Paul tells us to eagerly pursue the gift of prophecy (see 1 Corinthians 14:1). In response, many believers have spoken judgmental words of correction or demanding words of guidance to the people around them. Perhaps they imagine God as angry and harsh, or as someone entirely interested in obedience and works, so the only words they can conjure up about His will are commands that require compliance.

But Paul is clear what prophecy should accomplish in the life of the receiver. It should strengthen, encourage, and comfort. It should find hope in the recipient’s future or treasure in his or her calling. It should build up rather than tear down, heal wounds rather than create them, pull us forward rather than harping on the past. God’s voice is a balm, not a battering ram. He embraces His children with warmth.

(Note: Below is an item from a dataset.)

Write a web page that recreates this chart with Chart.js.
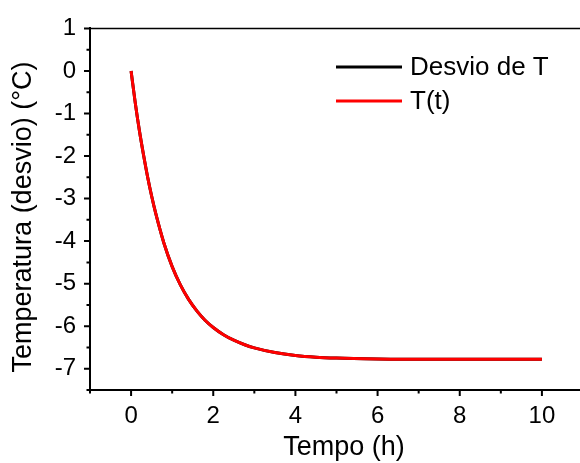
<!DOCTYPE html>
<html>
<head>
<meta charset="utf-8">
<script src="https://cdn.jsdelivr.net/npm/chart.js@4"></script>
<style>
  html, body { margin: 0; padding: 0; background: #fff; overflow: hidden; }
  #wrap { width: 583px; height: 463px; }
</style>
</head>
<body>
<div id="wrap"><canvas id="chart" width="583" height="463"></canvas></div>
<script>
'use strict';

// values
const TIME = [0, 0.1, 0.2, 0.3, 0.4, 0.5, 0.6, 0.8, 1.0, 1.2, 1.4, 1.6, 1.8, 2.0, 2.25, 2.5, 2.75, 3.0, 3.5, 4.0, 4.5, 5.0, 6.0, 7.0, 8.0, 9.0, 10.0];
const DESVIO = [0, -0.74, -1.39, -1.96, -2.48, -2.94, -3.35, -4.05, -4.60, -5.03, -5.37, -5.64, -5.86, -6.03, -6.20, -6.33, -6.43, -6.51, -6.62, -6.69, -6.73, -6.75, -6.77, -6.78, -6.78, -6.78, -6.78];
const T_FIT = [0, -0.74, -1.39, -1.96, -2.48, -2.94, -3.35, -4.05, -4.60, -5.03, -5.37, -5.64, -5.86, -6.03, -6.20, -6.33, -6.43, -6.51, -6.62, -6.69, -6.73, -6.75, -6.77, -6.78, -6.78, -6.78, -6.78];

const X_TICKS = [0, 2, 4, 6, 8, 10];
const X_MINOR = [-1, 1, 3, 5, 7, 9, 11];
const Y_TICKS = [-7, -6, -5, -4, -3, -2, -1, 0, 1];
const Y_MINOR = [-7.5, -6.5, -5.5, -4.5, -3.5, -2.5, -1.5, -0.5, 0.5];

const LEGEND = ['Desvio de T', 'T(t)'];
const COLORS = ['#000000', '#ff0000'];

const FONT = '"Liberation Sans", Arial, sans-serif';

const pts = ys => TIME.map((t, i) => ({ x: t, y: ys[i] }));

// axis ticks, top frame line, titles, legend
const decor = {
  id: 'decor',
  afterDraw(chart) {
    const { ctx, chartArea: a, scales: { x, y } } = chart;
    ctx.save();
    ctx.strokeStyle = '#000';
    ctx.lineWidth = 2;
    ctx.beginPath();
    X_TICKS.forEach(v => { const p = x.getPixelForValue(v); ctx.moveTo(p, a.bottom); ctx.lineTo(p, a.bottom + 6); });
    X_MINOR.forEach(v => { const p = x.getPixelForValue(v); ctx.moveTo(p, a.bottom); ctx.lineTo(p, a.bottom + 3.5); });
    Y_TICKS.forEach(v => { const p = y.getPixelForValue(v); ctx.moveTo(a.left, p); ctx.lineTo(a.left - 6, p); });
    Y_MINOR.forEach(v => { const p = y.getPixelForValue(v); ctx.moveTo(a.left, p); ctx.lineTo(a.left - 3.5, p); });
    ctx.stroke();

    ctx.lineWidth = 1.5;
    ctx.beginPath();
    ctx.moveTo(a.left, a.top);
    ctx.lineTo(a.right, a.top);
    ctx.stroke();

    ctx.fillStyle = '#000';
    ctx.font = `27px ${FONT}`;
    ctx.textAlign = 'center';
    ctx.textBaseline = 'middle';
    ctx.fillText('Tempo (h)', 344, 448);
    ctx.translate(24, 217);
    ctx.rotate(-Math.PI / 2);
    ctx.fillText('Temperatura (desvio) (°C)', 0, 0);
    ctx.setTransform(1, 0, 0, 1, 0, 0);

    ctx.font = `26px ${FONT}`;
    ctx.textAlign = 'left';
    LEGEND.forEach((label, i) => {
      const ly = 67 + i * 34;
      ctx.strokeStyle = COLORS[i];
      ctx.lineWidth = 3;
      ctx.beginPath();
      ctx.moveTo(336, ly);
      ctx.lineTo(402, ly);
      ctx.stroke();
      ctx.fillText(label, 410, ly + 1);
    });
    ctx.restore();
  }
};

new Chart(document.getElementById('chart'), {
  type: 'line',
  data: {
    datasets: [
      { label: LEGEND[0], data: pts(DESVIO), borderColor: COLORS[0], borderWidth: 3, pointRadius: 0, cubicInterpolationMode: 'monotone', order: 2 },
      { label: LEGEND[1], data: pts(T_FIT), borderColor: COLORS[1], borderWidth: 3, pointRadius: 0, cubicInterpolationMode: 'monotone', order: 1 }
    ]
  },
  options: {
    responsive: false,
    animation: false,
    layout: { padding: { top: 23, right: 0, left: 0, bottom: 0 } },
    plugins: { legend: { display: false }, tooltip: { enabled: false } },
    scales: {
      x: {
        type: 'linear',
        min: -1,
        max: 11,
        afterBuildTicks: s => { s.ticks = X_TICKS.map(v => ({ value: v })); },
        afterFit: s => { s.height = 73; },
        grid: { display: false, drawTicks: false },
        border: { display: true, color: '#000', width: 2 },
        ticks: { color: '#000', font: { family: FONT, size: 24 }, padding: 12, maxRotation: 0 }
      },
      y: {
        min: -7.5,
        max: 1,
        afterBuildTicks: s => { s.ticks = Y_TICKS.map(v => ({ value: v })); },
        afterFit: s => { s.width = 90; },
        grid: { display: false, drawTicks: false },
        border: { display: true, color: '#000', width: 2 },
        ticks: { color: '#000', font: { family: FONT, size: 24 }, padding: 14 }
      }
    }
  },
  plugins: [decor]
});
</script>
</body>
</html>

It’s true that God corrects us sometimes, but only as a loving father corrects a child. His discipline always comes with heavy doses of encouragement and comfort, and rarely through the mouth of another. Prophetic words don’t provoke guilt, fuel fear, or expose our sins to others. God much prefers to cover them in privacy.

So we can expect His voice  —especially His voice as it comes to us through other believers  —to strengthen, encourage, and comfort. And when we speak His heart to those around us, our words will be seasoned with these gentle and affirming tones. If we hear or speak words that don’t have this flavor, they are not from God. Those condemning or fearful words we hear inside of us sometimes  —about how we could have done better or didn’t do enough, or are disqualified from God’s blessings, and so on  —are also not from Him. Why? Because God speaks life to us, not death. Whatever He says to us will be strengthening, encouraging, and comforting.

Lord, open my heart to accept the blessings of Your voice, and close my heart to false, condemning words. Help me to recognize the warmth of Your love when it is spoken to me.